» **WORK TO BE COMPLETED**:
Quote, with no changes, the lines that run from the top of the material to the line with "import plotly.graph_objects as go", both included.

» **DATA EXTRACT**:
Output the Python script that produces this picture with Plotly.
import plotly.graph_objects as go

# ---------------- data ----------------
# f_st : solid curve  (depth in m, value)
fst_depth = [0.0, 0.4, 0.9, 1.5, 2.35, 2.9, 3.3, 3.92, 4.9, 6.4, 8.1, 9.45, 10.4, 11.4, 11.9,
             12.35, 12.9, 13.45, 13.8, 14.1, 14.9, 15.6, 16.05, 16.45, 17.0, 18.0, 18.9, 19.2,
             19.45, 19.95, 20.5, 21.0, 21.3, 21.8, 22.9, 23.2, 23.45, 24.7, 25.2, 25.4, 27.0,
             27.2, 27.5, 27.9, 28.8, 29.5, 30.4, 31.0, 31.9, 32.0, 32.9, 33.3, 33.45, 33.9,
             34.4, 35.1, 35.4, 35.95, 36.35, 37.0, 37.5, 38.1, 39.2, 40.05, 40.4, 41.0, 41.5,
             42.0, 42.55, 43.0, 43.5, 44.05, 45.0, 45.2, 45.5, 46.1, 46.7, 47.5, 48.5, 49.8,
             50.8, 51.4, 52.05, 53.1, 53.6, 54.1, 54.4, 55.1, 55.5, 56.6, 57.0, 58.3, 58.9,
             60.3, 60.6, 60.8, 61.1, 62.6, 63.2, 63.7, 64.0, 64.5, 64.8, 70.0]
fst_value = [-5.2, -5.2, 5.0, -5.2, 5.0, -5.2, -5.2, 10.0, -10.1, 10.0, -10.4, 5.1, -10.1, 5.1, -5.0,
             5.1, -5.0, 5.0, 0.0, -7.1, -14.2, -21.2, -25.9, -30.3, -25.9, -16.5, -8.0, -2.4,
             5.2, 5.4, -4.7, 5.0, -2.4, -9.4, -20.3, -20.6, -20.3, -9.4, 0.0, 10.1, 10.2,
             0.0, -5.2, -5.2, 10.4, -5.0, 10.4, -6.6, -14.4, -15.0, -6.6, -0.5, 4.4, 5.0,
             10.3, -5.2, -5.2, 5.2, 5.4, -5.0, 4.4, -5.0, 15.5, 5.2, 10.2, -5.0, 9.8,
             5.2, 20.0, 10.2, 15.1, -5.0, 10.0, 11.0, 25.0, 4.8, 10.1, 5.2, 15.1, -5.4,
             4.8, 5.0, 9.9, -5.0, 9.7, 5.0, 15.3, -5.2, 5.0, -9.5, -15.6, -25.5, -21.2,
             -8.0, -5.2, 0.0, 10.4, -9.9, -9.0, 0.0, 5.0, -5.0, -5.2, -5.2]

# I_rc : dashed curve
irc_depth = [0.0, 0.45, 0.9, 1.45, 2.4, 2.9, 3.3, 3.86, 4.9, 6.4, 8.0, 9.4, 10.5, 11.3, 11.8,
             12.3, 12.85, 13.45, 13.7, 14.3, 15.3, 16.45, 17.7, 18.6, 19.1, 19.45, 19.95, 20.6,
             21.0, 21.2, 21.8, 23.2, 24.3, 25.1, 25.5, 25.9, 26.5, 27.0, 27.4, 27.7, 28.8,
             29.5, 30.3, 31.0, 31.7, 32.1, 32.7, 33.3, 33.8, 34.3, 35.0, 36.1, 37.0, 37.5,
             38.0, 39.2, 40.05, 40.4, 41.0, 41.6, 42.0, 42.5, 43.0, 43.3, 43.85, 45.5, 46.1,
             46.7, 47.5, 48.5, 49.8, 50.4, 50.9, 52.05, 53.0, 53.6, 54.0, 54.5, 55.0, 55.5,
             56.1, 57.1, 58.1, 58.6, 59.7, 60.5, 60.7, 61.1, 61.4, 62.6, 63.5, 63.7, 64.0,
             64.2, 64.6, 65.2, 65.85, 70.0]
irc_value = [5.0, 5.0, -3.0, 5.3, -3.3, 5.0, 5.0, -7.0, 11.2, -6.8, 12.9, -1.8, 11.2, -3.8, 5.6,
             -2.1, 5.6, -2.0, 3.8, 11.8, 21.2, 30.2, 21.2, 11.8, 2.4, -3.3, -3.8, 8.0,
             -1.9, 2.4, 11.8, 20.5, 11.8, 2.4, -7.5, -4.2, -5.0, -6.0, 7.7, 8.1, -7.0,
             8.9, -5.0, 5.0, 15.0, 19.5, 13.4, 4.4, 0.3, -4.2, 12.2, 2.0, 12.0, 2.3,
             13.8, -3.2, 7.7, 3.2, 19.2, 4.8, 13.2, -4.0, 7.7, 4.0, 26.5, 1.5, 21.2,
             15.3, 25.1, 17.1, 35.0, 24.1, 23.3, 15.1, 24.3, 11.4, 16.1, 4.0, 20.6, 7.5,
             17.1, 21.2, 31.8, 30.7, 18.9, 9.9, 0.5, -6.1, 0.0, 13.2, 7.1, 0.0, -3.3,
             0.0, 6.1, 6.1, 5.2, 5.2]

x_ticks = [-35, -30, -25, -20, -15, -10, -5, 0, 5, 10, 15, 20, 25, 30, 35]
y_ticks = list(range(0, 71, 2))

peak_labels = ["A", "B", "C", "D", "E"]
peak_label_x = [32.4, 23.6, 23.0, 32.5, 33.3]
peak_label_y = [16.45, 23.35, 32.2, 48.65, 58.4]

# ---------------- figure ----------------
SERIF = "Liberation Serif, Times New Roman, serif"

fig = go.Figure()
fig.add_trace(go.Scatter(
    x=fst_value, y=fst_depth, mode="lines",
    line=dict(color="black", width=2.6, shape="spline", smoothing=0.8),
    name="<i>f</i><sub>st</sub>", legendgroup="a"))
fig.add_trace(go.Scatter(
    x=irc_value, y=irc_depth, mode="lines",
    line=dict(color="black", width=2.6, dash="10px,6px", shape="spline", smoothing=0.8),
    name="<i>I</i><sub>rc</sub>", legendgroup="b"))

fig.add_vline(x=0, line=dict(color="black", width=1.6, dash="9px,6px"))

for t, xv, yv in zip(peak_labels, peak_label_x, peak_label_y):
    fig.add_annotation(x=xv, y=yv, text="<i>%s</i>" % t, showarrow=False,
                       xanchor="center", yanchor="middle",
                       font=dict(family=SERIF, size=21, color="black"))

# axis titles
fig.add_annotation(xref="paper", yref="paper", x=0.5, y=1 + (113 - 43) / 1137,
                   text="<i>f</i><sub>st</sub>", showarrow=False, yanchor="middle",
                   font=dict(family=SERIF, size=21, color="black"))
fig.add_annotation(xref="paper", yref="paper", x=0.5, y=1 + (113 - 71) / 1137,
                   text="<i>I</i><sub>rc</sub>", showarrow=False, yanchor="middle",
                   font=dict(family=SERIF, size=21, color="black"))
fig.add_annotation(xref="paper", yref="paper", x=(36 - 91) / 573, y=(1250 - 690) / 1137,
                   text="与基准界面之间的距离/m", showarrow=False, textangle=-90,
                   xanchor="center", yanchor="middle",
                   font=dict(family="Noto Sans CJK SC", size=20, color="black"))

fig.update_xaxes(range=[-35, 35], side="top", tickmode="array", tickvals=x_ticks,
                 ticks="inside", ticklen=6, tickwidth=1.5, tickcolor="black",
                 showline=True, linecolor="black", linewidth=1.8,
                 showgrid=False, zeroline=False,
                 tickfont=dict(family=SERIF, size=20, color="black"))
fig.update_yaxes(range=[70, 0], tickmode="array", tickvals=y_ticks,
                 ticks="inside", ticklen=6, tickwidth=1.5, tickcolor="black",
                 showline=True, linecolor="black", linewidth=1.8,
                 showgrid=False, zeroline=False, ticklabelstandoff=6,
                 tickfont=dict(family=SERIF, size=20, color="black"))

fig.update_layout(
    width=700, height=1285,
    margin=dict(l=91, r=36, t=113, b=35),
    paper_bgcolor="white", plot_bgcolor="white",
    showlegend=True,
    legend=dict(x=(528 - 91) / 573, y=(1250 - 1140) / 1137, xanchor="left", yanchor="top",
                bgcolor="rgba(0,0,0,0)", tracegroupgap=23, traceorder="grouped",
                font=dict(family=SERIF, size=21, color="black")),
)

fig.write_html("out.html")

» **TASK OUTPUT**:
Output the Python script that produces this picture with Plotly.
import plotly.graph_objects as go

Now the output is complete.